** START Data section **

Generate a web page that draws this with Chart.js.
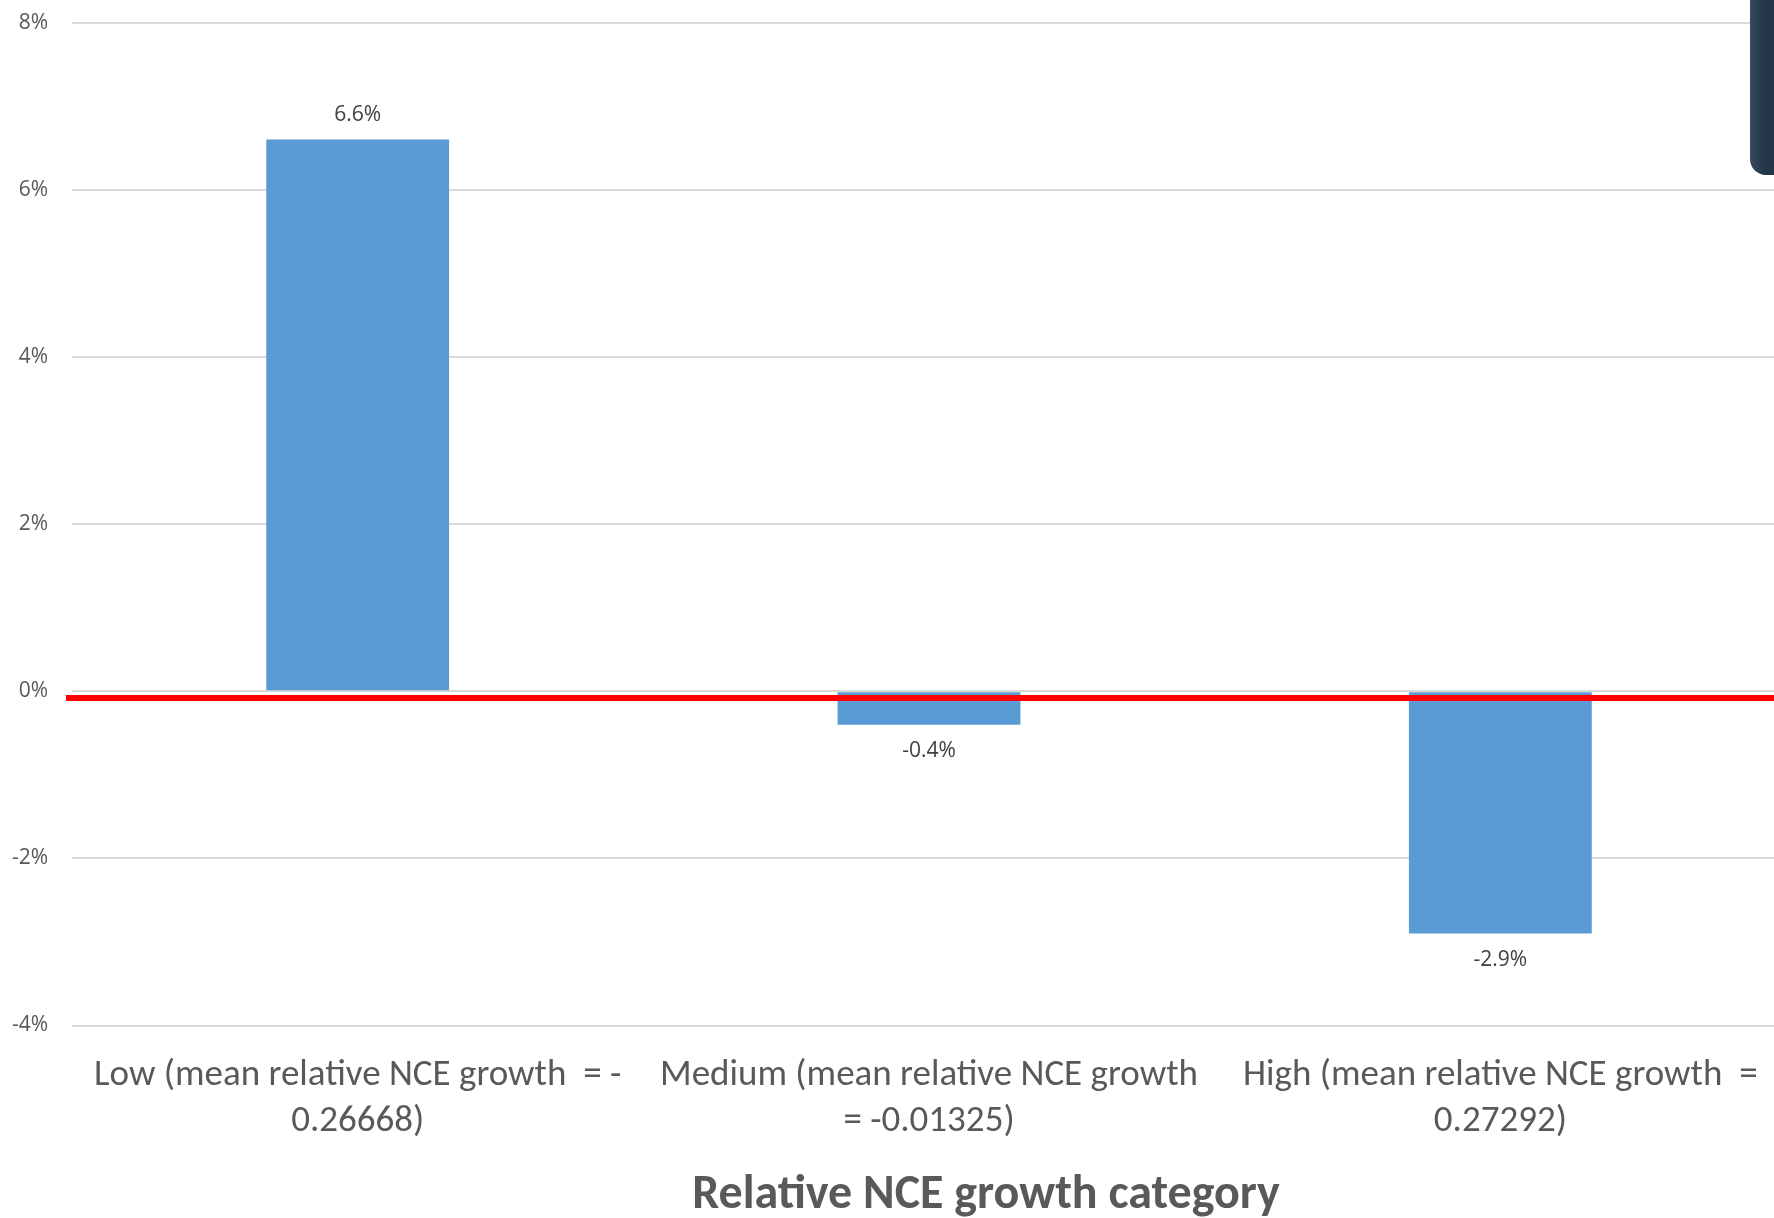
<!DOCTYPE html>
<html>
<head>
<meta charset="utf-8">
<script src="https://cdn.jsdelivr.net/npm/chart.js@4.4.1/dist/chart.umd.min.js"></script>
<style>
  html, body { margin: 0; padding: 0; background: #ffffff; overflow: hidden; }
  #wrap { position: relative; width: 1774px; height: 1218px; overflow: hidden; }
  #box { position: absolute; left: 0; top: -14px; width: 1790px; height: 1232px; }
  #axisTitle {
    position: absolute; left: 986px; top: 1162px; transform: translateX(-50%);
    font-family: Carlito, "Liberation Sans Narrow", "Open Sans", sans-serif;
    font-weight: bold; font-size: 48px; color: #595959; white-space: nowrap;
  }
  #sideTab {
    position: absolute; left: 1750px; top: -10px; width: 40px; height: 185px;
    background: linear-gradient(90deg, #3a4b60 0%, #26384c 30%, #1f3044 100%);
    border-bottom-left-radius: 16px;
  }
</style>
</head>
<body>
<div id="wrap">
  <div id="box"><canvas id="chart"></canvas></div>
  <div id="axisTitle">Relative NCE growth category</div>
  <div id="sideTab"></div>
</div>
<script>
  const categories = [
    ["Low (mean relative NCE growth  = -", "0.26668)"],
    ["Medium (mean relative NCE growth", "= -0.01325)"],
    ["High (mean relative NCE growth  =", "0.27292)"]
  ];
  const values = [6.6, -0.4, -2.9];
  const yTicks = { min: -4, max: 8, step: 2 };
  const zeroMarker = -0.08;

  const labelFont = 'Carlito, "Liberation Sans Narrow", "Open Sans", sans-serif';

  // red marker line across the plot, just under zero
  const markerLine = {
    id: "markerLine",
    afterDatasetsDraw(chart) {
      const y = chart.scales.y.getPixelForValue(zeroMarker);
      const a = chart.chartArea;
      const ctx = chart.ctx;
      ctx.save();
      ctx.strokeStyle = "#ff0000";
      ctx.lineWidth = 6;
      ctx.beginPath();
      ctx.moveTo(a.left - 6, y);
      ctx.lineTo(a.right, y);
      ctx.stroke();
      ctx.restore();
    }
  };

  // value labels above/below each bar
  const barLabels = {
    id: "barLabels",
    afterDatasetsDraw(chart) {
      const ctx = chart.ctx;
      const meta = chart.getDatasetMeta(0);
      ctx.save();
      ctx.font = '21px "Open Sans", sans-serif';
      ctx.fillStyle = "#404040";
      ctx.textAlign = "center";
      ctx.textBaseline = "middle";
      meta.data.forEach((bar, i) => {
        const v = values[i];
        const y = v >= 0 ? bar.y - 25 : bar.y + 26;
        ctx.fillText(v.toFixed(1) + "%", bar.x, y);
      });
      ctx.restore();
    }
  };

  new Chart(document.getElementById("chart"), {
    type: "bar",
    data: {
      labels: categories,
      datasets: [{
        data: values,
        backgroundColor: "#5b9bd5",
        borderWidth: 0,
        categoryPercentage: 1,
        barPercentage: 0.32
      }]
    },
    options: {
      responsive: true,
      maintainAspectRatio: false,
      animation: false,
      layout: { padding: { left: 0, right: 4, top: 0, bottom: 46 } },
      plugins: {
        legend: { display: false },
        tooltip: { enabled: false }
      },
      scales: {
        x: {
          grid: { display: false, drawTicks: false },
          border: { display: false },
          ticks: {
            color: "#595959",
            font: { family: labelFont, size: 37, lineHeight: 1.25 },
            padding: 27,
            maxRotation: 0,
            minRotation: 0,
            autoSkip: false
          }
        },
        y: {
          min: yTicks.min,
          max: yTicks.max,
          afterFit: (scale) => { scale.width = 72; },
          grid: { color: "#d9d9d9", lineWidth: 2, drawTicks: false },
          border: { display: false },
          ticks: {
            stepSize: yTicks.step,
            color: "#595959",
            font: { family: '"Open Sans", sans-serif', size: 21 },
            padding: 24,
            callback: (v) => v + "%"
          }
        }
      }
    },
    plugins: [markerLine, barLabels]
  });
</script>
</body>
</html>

** END Data section **

▸ What you will do: Give all the lines above again, character for character, without pictures.

▸ Exercise response:
Generate a web page that draws this with Chart.js.
<!DOCTYPE html>
<html>
<head>
<meta charset="utf-8">
<script src="https://cdn.jsdelivr.net/npm/chart.js@4.4.1/dist/chart.umd.min.js"></script>
<style>
  html, body { margin: 0; padding: 0; background: #ffffff; overflow: hidden; }
  #wrap { position: relative; width: 1774px; height: 1218px; overflow: hidden; }
  #box { position: absolute; left: 0; top: -14px; width: 1790px; height: 1232px; }
  #axisTitle {
    position: absolute; left: 986px; top: 1162px; transform: translateX(-50%);
    font-family: Carlito, "Liberation Sans Narrow", "Open Sans", sans-serif;
    font-weight: bold; font-size: 48px; color: #595959; white-space: nowrap;
  }
  #sideTab {
    position: absolute; left: 1750px; top: -10px; width: 40px; height: 185px;
    background: linear-gradient(90deg, #3a4b60 0%, #26384c 30%, #1f3044 100%);
    border-bottom-left-radius: 16px;
  }
</style>
</head>
<body>
<div id="wrap">
  <div id="box"><canvas id="chart"></canvas></div>
  <div id="axisTitle">Relative NCE growth category</div>
  <div id="sideTab"></div>
</div>
<script>
  const categories = [
    ["Low (mean relative NCE growth  = -", "0.26668)"],
    ["Medium (mean relative NCE growth", "= -0.01325)"],
    ["High (mean relative NCE growth  =", "0.27292)"]
  ];
  const values = [6.6, -0.4, -2.9];
  const yTicks = { min: -4, max: 8, step: 2 };
  const zeroMarker = -0.08;

  const labelFont = 'Carlito, "Liberation Sans Narrow", "Open Sans", sans-serif';

  // red marker line across the plot, just under zero
  const markerLine = {
    id: "markerLine",
    afterDatasetsDraw(chart) {
      const y = chart.scales.y.getPixelForValue(zeroMarker);
      const a = chart.chartArea;
      const ctx = chart.ctx;
      ctx.save();
      ctx.strokeStyle = "#ff0000";
      ctx.lineWidth = 6;
      ctx.beginPath();
      ctx.moveTo(a.left - 6, y);
      ctx.lineTo(a.right, y);
      ctx.stroke();
      ctx.restore();
    }
  };

  // value labels above/below each bar
  const barLabels = {
    id: "barLabels",
    afterDatasetsDraw(chart) {
      const ctx = chart.ctx;
      const meta = chart.getDatasetMeta(0);
      ctx.save();
      ctx.font = '21px "Open Sans", sans-serif';
      ctx.fillStyle = "#404040";
      ctx.textAlign = "center";
      ctx.textBaseline = "middle";
      meta.data.forEach((bar, i) => {
        const v = values[i];
        const y = v >= 0 ? bar.y - 25 : bar.y + 26;
        ctx.fillText(v.toFixed(1) + "%", bar.x, y);
      });
      ctx.restore();
    }
  };

  new Chart(document.getElementById("chart"), {
    type: "bar",
    data: {
      labels: categories,
      datasets: [{
        data: values,
        backgroundColor: "#5b9bd5",
        borderWidth: 0,
        categoryPercentage: 1,
        barPercentage: 0.32
      }]
    },
    options: {
      responsive: true,
      maintainAspectRatio: false,
      animation: false,
      layout: { padding: { left: 0, right: 4, top: 0, bottom: 46 } },
      plugins: {
        legend: { display: false },
        tooltip: { enabled: false }
      },
      scales: {
        x: {
          grid: { display: false, drawTicks: false },
          border: { display: false },
          ticks: {
            color: "#595959",
            font: { family: labelFont, size: 37, lineHeight: 1.25 },
            padding: 27,
            maxRotation: 0,
            minRotation: 0,
            autoSkip: false
          }
        },
        y: {
          min: yTicks.min,
          max: yTicks.max,
          afterFit: (scale) => { scale.width = 72; },
          grid: { color: "#d9d9d9", lineWidth: 2, drawTicks: false },
          border: { display: false },
          ticks: {
            stepSize: yTicks.step,
            color: "#595959",
            font: { family: '"Open Sans", sans-serif', size: 21 },
            padding: 24,
            callback: (v) => v + "%"
          }
        }
      }
    },
    plugins: [markerLine, barLabels]
  });
</script>
</body>
</html>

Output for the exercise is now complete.